Reinforcement Learning in Multiple-UAV Networks: Deployment and Movement Design
My Takeaway: This is a multiple-UAV network, and the setting is right for me (emergency network), there is however no multiple-agent scenario. All agents work independently and their performances do not influence one another. I'm looking for teamwork agents and topology changes in the network.
The Goal of this experiment is to provide ground users with best performance (MOS, mean opinion score) based on certain parameters using drones as base stations. Altitude of the agent is introduced as a parameter that influences MOS (LoS feature). The experiment is divided into three phases: 1. GAK-means algorithm for cell partition of ground users, 2. Q-learning for 3D Deployment of UAVs, 3. Q-learning for dynamic movement design of UAVs.
Each UAV provides for one cluster derived from the first phase.
In the second phase, users are static. State space is the 3D coordinate of the agent, action space is designed with 7 options: (0, 0, 0), (±1, 0, 0), (0, ±1, 0), (0, 0, ±1), and reward is up to the comparison of the old MOS and the new one (three reward values for bigger, equal, and smaller). Policy is the ε-greedy policy.
The author has compared RL with two other algorithms: GAK-means and IGK algorithm. GAK-means doesn't consider parameters other than Euclidean distance, and the complexity of IGK is higher than RL.
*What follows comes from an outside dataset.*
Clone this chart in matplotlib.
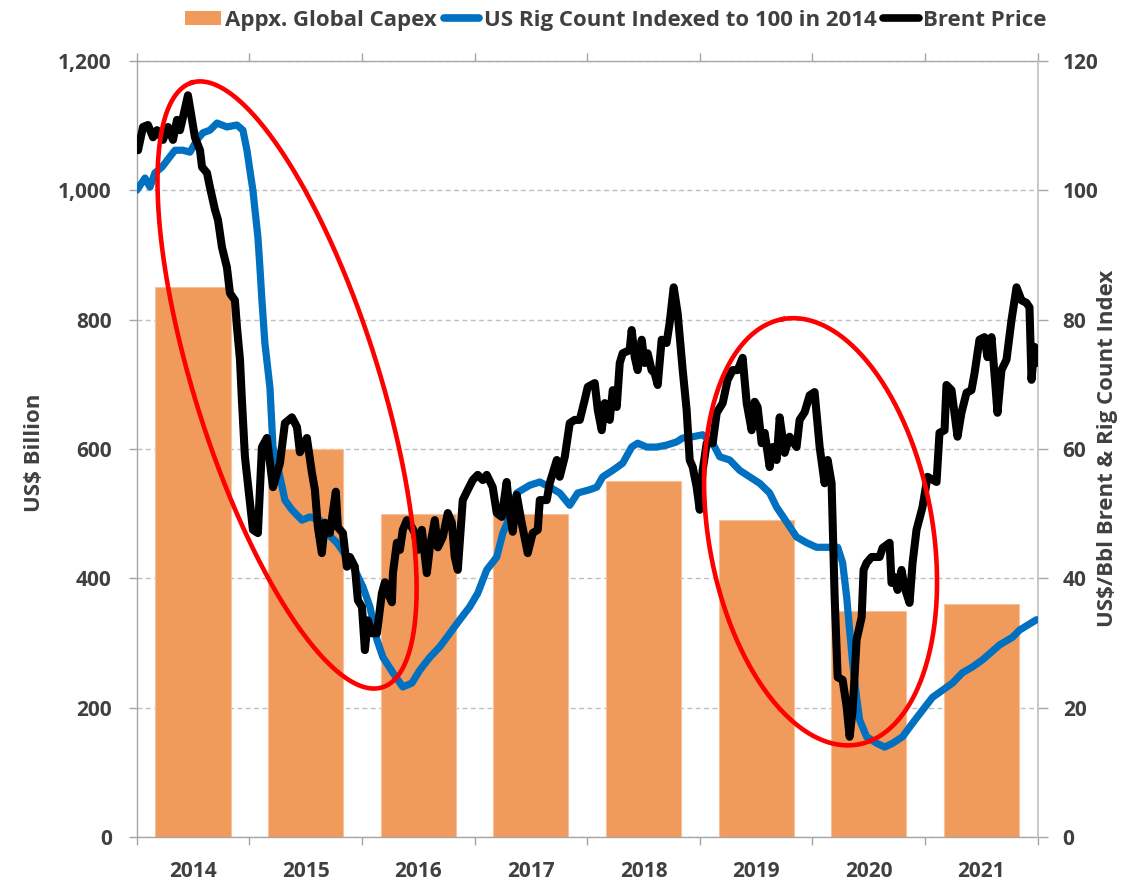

In the third phase, I don't understand how ground users move, because the state space has only been expanded with two parameters: (x-user, y-user). I assume that all users in the same cluster move uniformly, which is however very unrealistic. The author mentioned introducing agent-user-association, expanding the state space and using DRL algorithm to reduce the dimension of Q-table as a possible future step.